* START Task material *

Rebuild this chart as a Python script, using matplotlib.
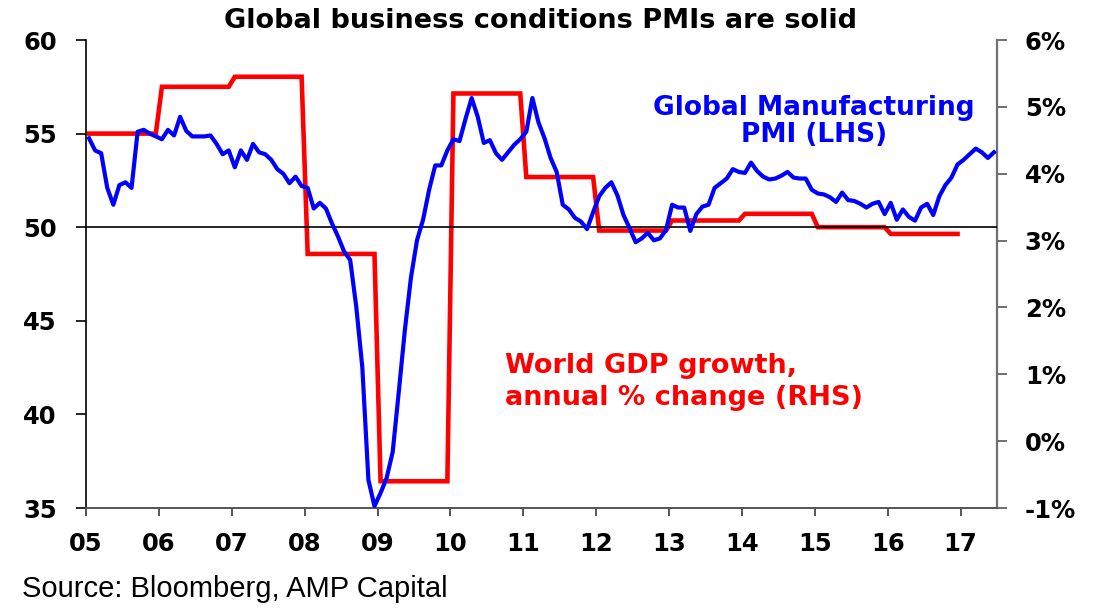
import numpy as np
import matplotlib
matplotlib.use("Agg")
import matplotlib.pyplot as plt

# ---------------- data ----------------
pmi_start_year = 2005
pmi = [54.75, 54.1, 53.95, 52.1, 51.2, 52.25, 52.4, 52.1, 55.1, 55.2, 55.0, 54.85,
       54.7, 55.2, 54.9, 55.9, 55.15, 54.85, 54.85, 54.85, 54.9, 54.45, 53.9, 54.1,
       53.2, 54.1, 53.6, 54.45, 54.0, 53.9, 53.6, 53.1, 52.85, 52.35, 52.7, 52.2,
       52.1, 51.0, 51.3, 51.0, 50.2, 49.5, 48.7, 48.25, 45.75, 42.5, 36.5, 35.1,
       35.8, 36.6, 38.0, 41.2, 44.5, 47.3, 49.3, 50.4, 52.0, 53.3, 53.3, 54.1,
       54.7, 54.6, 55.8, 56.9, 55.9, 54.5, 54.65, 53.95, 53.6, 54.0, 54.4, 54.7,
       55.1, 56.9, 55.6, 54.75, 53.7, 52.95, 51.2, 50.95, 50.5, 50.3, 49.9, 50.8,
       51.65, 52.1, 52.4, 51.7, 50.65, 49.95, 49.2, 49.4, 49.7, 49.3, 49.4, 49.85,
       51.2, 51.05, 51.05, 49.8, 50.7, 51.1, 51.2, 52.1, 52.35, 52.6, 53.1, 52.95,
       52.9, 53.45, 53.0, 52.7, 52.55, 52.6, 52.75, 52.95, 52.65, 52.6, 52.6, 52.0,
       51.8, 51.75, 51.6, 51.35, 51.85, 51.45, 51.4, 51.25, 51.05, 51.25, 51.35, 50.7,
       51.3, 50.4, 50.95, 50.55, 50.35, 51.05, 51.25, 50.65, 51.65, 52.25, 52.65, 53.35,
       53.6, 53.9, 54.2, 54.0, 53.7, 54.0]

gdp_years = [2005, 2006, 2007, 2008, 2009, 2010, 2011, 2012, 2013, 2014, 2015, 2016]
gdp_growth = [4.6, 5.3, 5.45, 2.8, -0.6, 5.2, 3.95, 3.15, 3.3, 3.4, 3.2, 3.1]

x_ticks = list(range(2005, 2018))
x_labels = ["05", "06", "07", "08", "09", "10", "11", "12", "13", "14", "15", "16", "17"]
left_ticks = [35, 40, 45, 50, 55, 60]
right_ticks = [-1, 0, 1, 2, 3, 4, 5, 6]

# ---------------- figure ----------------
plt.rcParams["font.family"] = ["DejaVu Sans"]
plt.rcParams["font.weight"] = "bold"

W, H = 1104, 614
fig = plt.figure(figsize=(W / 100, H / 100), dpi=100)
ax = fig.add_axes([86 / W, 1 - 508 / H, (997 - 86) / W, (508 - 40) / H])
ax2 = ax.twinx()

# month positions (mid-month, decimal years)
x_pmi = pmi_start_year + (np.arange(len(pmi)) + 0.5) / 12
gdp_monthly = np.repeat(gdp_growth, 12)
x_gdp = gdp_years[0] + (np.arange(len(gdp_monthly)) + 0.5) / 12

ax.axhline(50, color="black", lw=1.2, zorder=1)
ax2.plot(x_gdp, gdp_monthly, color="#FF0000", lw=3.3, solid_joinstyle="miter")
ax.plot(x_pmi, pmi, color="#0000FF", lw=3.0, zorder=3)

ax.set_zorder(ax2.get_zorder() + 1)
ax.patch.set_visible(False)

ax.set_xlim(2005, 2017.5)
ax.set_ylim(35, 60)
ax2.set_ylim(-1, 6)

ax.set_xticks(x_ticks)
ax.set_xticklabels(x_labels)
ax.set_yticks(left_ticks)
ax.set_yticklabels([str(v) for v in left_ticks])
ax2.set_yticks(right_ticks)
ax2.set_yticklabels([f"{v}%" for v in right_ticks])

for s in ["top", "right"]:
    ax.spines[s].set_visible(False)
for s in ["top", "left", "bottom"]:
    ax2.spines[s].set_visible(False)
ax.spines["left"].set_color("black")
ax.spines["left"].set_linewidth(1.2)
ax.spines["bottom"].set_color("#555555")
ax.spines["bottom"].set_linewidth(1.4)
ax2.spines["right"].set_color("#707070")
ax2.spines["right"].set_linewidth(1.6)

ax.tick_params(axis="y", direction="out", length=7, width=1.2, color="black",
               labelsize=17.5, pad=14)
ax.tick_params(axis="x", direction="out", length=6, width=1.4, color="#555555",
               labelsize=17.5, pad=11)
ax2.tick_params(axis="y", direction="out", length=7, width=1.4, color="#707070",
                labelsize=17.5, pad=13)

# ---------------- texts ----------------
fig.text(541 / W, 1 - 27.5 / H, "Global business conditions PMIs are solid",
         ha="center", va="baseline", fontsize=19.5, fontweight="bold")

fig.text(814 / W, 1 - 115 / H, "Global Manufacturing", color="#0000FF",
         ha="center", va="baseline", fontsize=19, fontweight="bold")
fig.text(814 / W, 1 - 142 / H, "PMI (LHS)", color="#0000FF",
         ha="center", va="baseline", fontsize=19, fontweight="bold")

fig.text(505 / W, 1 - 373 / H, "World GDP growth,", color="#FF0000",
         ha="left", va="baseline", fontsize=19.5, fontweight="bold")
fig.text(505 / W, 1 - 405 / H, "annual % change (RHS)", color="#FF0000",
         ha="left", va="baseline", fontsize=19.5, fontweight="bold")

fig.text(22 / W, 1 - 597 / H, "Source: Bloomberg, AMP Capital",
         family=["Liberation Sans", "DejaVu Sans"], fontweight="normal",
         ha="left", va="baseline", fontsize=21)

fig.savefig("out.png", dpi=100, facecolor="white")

* END Task material *
* START Task material *

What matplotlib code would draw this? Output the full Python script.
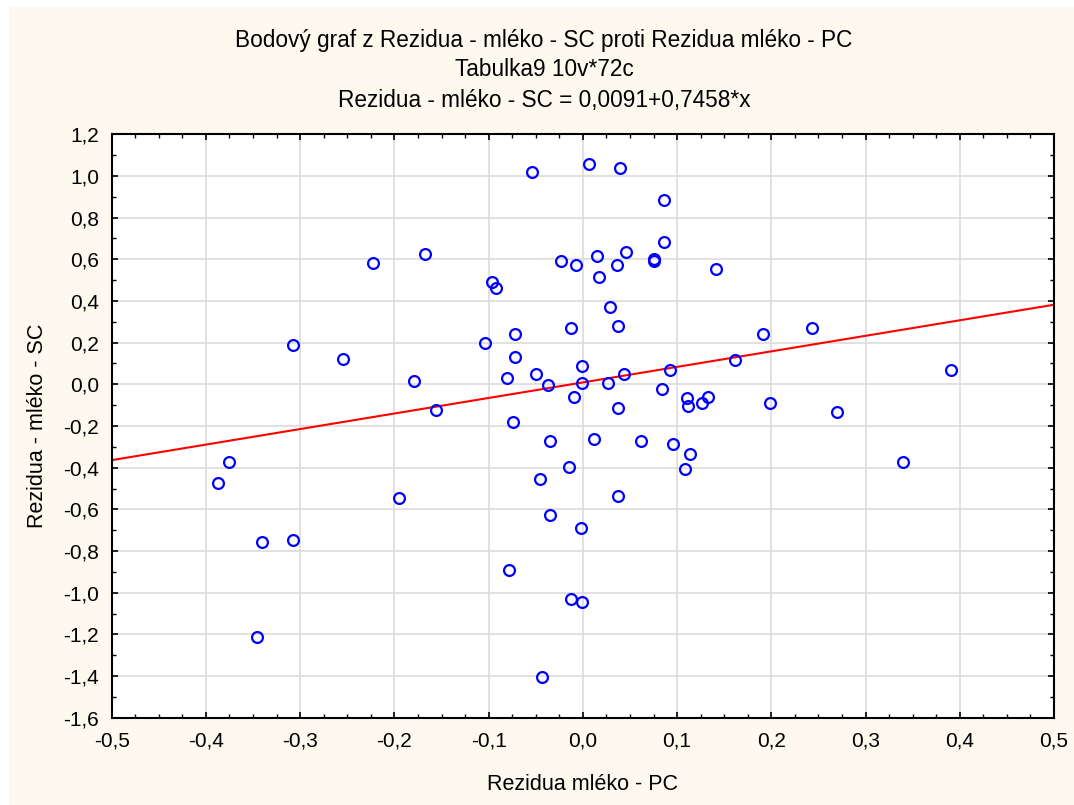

* END Task material *

Beginning at the line above that contains "Rebuild this chart", repeat each line exactly through the one that contains "ax2 = ax.twinx()", and leave out the pictures.

Rebuild this chart as a Python script, using matplotlib.
import numpy as np
import matplotlib
matplotlib.use("Agg")
import matplotlib.pyplot as plt

# ---------------- data ----------------
pmi_start_year = 2005
pmi = [54.75, 54.1, 53.95, 52.1, 51.2, 52.25, 52.4, 52.1, 55.1, 55.2, 55.0, 54.85,
       54.7, 55.2, 54.9, 55.9, 55.15, 54.85, 54.85, 54.85, 54.9, 54.45, 53.9, 54.1,
       53.2, 54.1, 53.6, 54.45, 54.0, 53.9, 53.6, 53.1, 52.85, 52.35, 52.7, 52.2,
       52.1, 51.0, 51.3, 51.0, 50.2, 49.5, 48.7, 48.25, 45.75, 42.5, 36.5, 35.1,
       35.8, 36.6, 38.0, 41.2, 44.5, 47.3, 49.3, 50.4, 52.0, 53.3, 53.3, 54.1,
       54.7, 54.6, 55.8, 56.9, 55.9, 54.5, 54.65, 53.95, 53.6, 54.0, 54.4, 54.7,
       55.1, 56.9, 55.6, 54.75, 53.7, 52.95, 51.2, 50.95, 50.5, 50.3, 49.9, 50.8,
       51.65, 52.1, 52.4, 51.7, 50.65, 49.95, 49.2, 49.4, 49.7, 49.3, 49.4, 49.85,
       51.2, 51.05, 51.05, 49.8, 50.7, 51.1, 51.2, 52.1, 52.35, 52.6, 53.1, 52.95,
       52.9, 53.45, 53.0, 52.7, 52.55, 52.6, 52.75, 52.95, 52.65, 52.6, 52.6, 52.0,
       51.8, 51.75, 51.6, 51.35, 51.85, 51.45, 51.4, 51.25, 51.05, 51.25, 51.35, 50.7,
       51.3, 50.4, 50.95, 50.55, 50.35, 51.05, 51.25, 50.65, 51.65, 52.25, 52.65, 53.35,
       53.6, 53.9, 54.2, 54.0, 53.7, 54.0]

gdp_years = [2005, 2006, 2007, 2008, 2009, 2010, 2011, 2012, 2013, 2014, 2015, 2016]
gdp_growth = [4.6, 5.3, 5.45, 2.8, -0.6, 5.2, 3.95, 3.15, 3.3, 3.4, 3.2, 3.1]

x_ticks = list(range(2005, 2018))
x_labels = ["05", "06", "07", "08", "09", "10", "11", "12", "13", "14", "15", "16", "17"]
left_ticks = [35, 40, 45, 50, 55, 60]
right_ticks = [-1, 0, 1, 2, 3, 4, 5, 6]

# ---------------- figure ----------------
plt.rcParams["font.family"] = ["DejaVu Sans"]
plt.rcParams["font.weight"] = "bold"

W, H = 1104, 614
fig = plt.figure(figsize=(W / 100, H / 100), dpi=100)
ax = fig.add_axes([86 / W, 1 - 508 / H, (997 - 86) / W, (508 - 40) / H])
ax2 = ax.twinx()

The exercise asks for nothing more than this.